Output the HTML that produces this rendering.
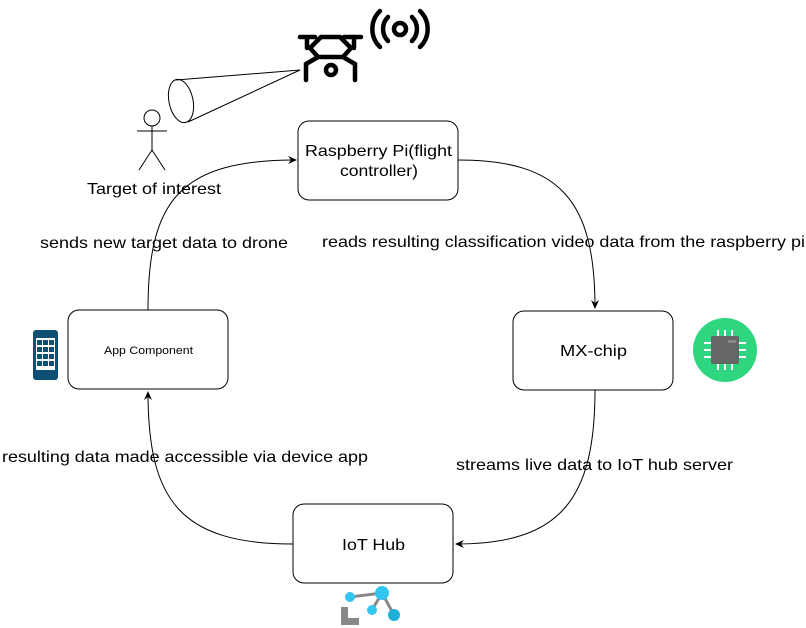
<!DOCTYPE html>
<html><head><style>body{margin:0;background:#fff}svg{display:block}text{font-family:"Liberation Sans",Arial,sans-serif;fill:#000}</style></head><body>
<svg width="806" height="628" viewBox="0 0 806 628" xmlns="http://www.w3.org/2000/svg">
<defs><marker id="a" markerWidth="10" markerHeight="10" refX="8" refY="5" orient="auto" markerUnits="userSpaceOnUse"><path d="M0,1 L9,5 L0,9 L3,5 Z" fill="#000"/></marker></defs>
<g fill="none" stroke="#000" stroke-width="1">
<path d="M458,160 C560,160 595,200 595,308" marker-end="url(#a)"/>
<path d="M595,390 C595,500 560,544 456,544" marker-end="url(#a)"/>
<path d="M293,544 C180,544 148,500 148,392" marker-end="url(#a)"/>
<path d="M148,310 C148,200 180,160 296,160" marker-end="url(#a)"/>
<rect x="298" y="121" width="160" height="79" rx="11"/>
<rect x="68" y="310" width="160" height="79" rx="11"/>
<rect x="513" y="311" width="160" height="79" rx="11"/>
<rect x="293" y="504" width="160" height="79" rx="11"/>
<circle cx="152" cy="118" r="8"/>
<path d="M152,126 V150 M137,131 H167 M152,150 L139,170 M152,150 L165,170"/>
<ellipse cx="181" cy="101" rx="12" ry="22" transform="rotate(-12 181 101)"/>
<path d="M176,80 L300,70 L188,122"/>
</g>
<g fill="none" stroke="#000" stroke-width="4.5" stroke-linecap="round">
<path d="M300,37 H315 M307,37 V48 M344,37 H361 M354,37 V48 M310,48 L321,37 H340 L351,48 L343,57 H318 Z M318,57 L306,64 V80 M343,57 L355,64 V80"/>
<circle cx="331" cy="70" r="5"/>
<circle cx="400" cy="29" r="6"/>
<path d="M388,17 A17,17 0 0 0 388,41 M412,17 A17,17 0 0 1 412,41 M380,11 A25,25 0 0 0 380,47 M420,11 A25,25 0 0 1 420,47"/>
</g>
<rect x="33" y="330" width="25" height="50" rx="3" fill="#0e4f73"/>
<rect x="36" y="338" width="19" height="32" fill="#fff"/>
<g fill="#0e4f73"><rect x="37" y="340" width="5" height="5"/><rect x="43" y="340" width="5" height="5"/><rect x="49" y="340" width="5" height="5"/><rect x="37" y="347" width="5" height="5"/><rect x="43" y="347" width="5" height="5"/><rect x="49" y="347" width="5" height="5"/><rect x="37" y="354" width="5" height="5"/><rect x="43" y="354" width="5" height="5"/><rect x="49" y="354" width="5" height="5"/><rect x="37" y="361" width="5" height="5"/><rect x="43" y="361" width="5" height="5"/><rect x="49" y="361" width="5" height="5"/></g>
<circle cx="725" cy="350" r="32" fill="#2fd680"/>
<g stroke="#fff" stroke-width="2"><path d="M718,330 V338 M725,330 V338 M732,330 V338 M718,362 V370 M725,362 V370 M732,362 V370 M704,343 H712 M704,350 H712 M704,357 H712 M738,343 H746 M738,350 H746 M738,357 H746"/></g>
<rect x="711" y="336" width="28" height="28" rx="2" fill="#666"/>
<rect x="728" y="340" width="8" height="3" fill="#888"/>
<path d="M350,597 L382,593 L372,610 M382,593 L394,615" stroke="#888" stroke-width="3" fill="none"/>
<circle cx="382" cy="593" r="7" fill="#32c5f0"/><circle cx="350" cy="597" r="5" fill="#32c5f0"/><circle cx="372" cy="610" r="5" fill="#32c5f0"/><circle cx="394" cy="615" r="6" fill="#1eaed9"/>
<path d="M341,607 V625 H359 V618 H348 V607 Z" fill="#888"/>
<g font-size="16">
<text x="305" y="156" textLength="147" lengthAdjust="spacingAndGlyphs">Raspberry Pi(flight</text>
<text x="340" y="176" textLength="78" lengthAdjust="spacingAndGlyphs">controller)</text>
<text x="560" y="356" textLength="67" lengthAdjust="spacingAndGlyphs">MX-chip</text>
<text x="342" y="550" textLength="63" lengthAdjust="spacingAndGlyphs">IoT Hub</text>
<text x="87" y="194" textLength="134" lengthAdjust="spacingAndGlyphs">Target of interest</text>
<text x="40" y="248" textLength="248" lengthAdjust="spacingAndGlyphs">sends new target data to drone</text>
<text x="322" y="247" textLength="483" lengthAdjust="spacingAndGlyphs">reads resulting classification video data from the raspberry pi</text>
<text x="2" y="462" textLength="366" lengthAdjust="spacingAndGlyphs">resulting data made accessible via device app</text>
<text x="456" y="470" textLength="277" lengthAdjust="spacingAndGlyphs">streams live data to IoT hub server</text>
</g>
<text x="104" y="354" font-size="11" textLength="89" lengthAdjust="spacingAndGlyphs">App Component</text>
</svg>
</body></html>
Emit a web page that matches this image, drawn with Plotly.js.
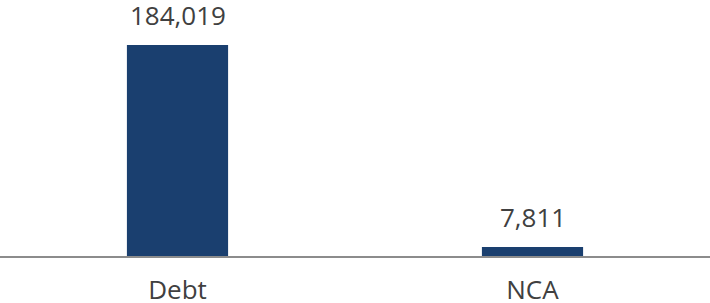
<!DOCTYPE html>
<html>
<head>
<meta charset="utf-8">
<script src="https://cdn.plot.ly/plotly-3.0.1.min.js"></script>
<style>html,body{margin:0;padding:0;background:#fff;}#chart{width:710px;height:303px;}</style>
</head>
<body>
<div id="chart"></div>
<script>
var categories = ["Debt", "NCA"];
var values = [184019, 7811];
var valueLabels = ["184,019", "7,811"];

var trace = {
  type: "bar",
  x: categories,
  y: values,
  marker: {color: "#1a3f6f"},
  width: 0.285,
  hoverinfo: "none"
};

var annotations = categories.map(function (c, i) {
  return {
    x: c, y: values[i], xref: "x", yref: "y",
    text: valueLabels[i], showarrow: false,
    yanchor: "bottom", yshift: 10,
    font: {family: "Open Sans", size: 26, color: "#404040"}
  };
});

var layout = {
  width: 710, height: 303,
  margin: {l: 0, r: 0, t: 0, b: 47},
  paper_bgcolor: "#fff", plot_bgcolor: "#fff",
  showlegend: false,
  xaxis: {
    type: "category", range: [-0.5, 1.5],
    showline: true, linecolor: "#8c8c8c", linewidth: 2,
    ticks: "", showgrid: false, zeroline: false,
    ticklabelstandoff: 10,
    tickfont: {family: "Open Sans", size: 26, color: "#404040"}
  },
  yaxis: {
    range: [0, 223265], visible: false, showgrid: false, zeroline: false
  },
  annotations: annotations
};

Plotly.newPlot("chart", [trace], layout, {displayModeBar: false, staticPlot: true});
</script>
</body>
</html>
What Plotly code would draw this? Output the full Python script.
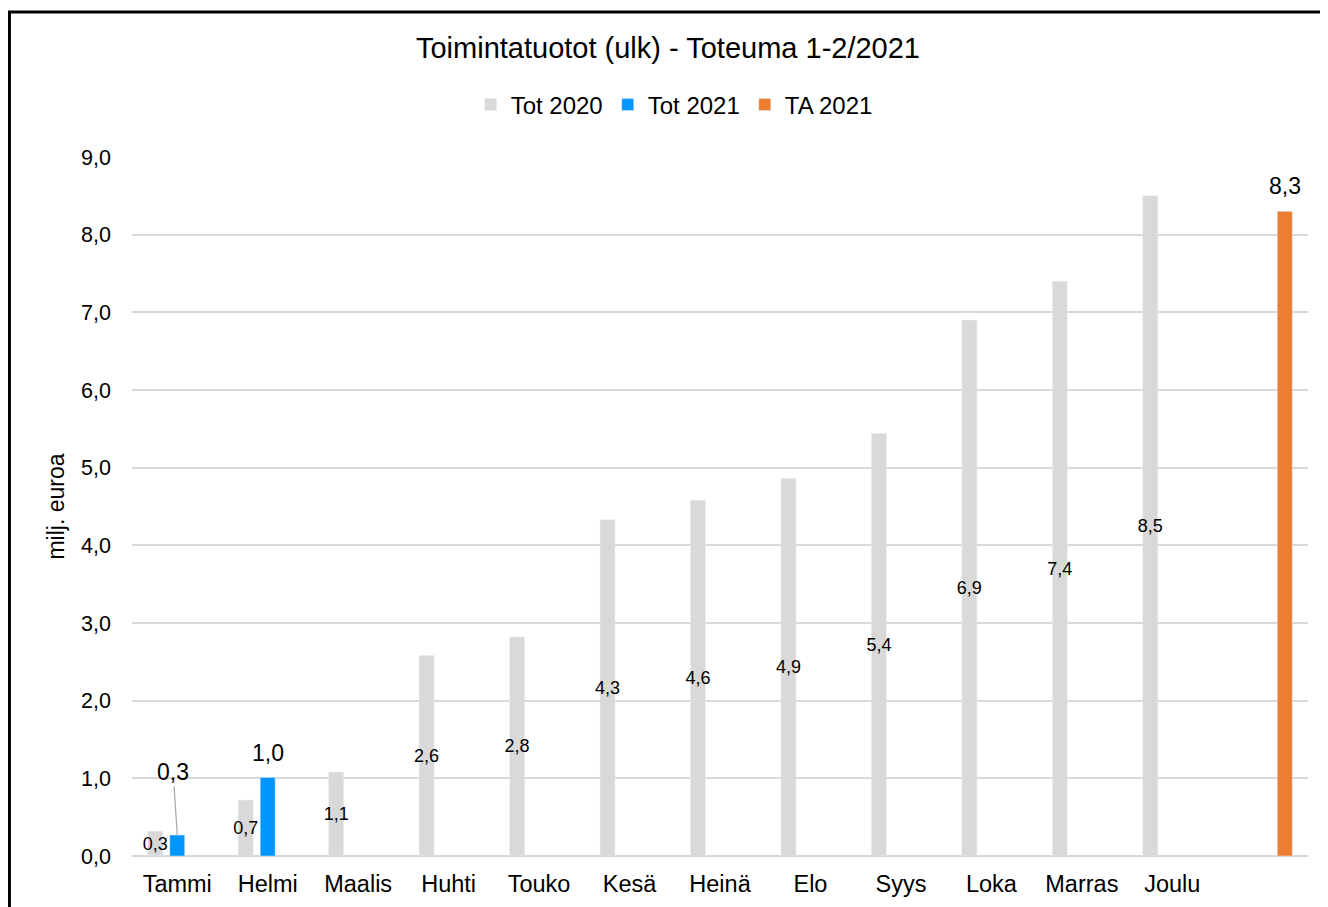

#### [EXERCISE]
Scan the material above. Copy each line where "script" occurs.

#### [RESPONSE TO THE TASK]
<script src="https://cdn.plot.ly/plotly-3.0.1.min.js"></script>
<script>
</script>
What Plotly code would draw this? Output the full Python script.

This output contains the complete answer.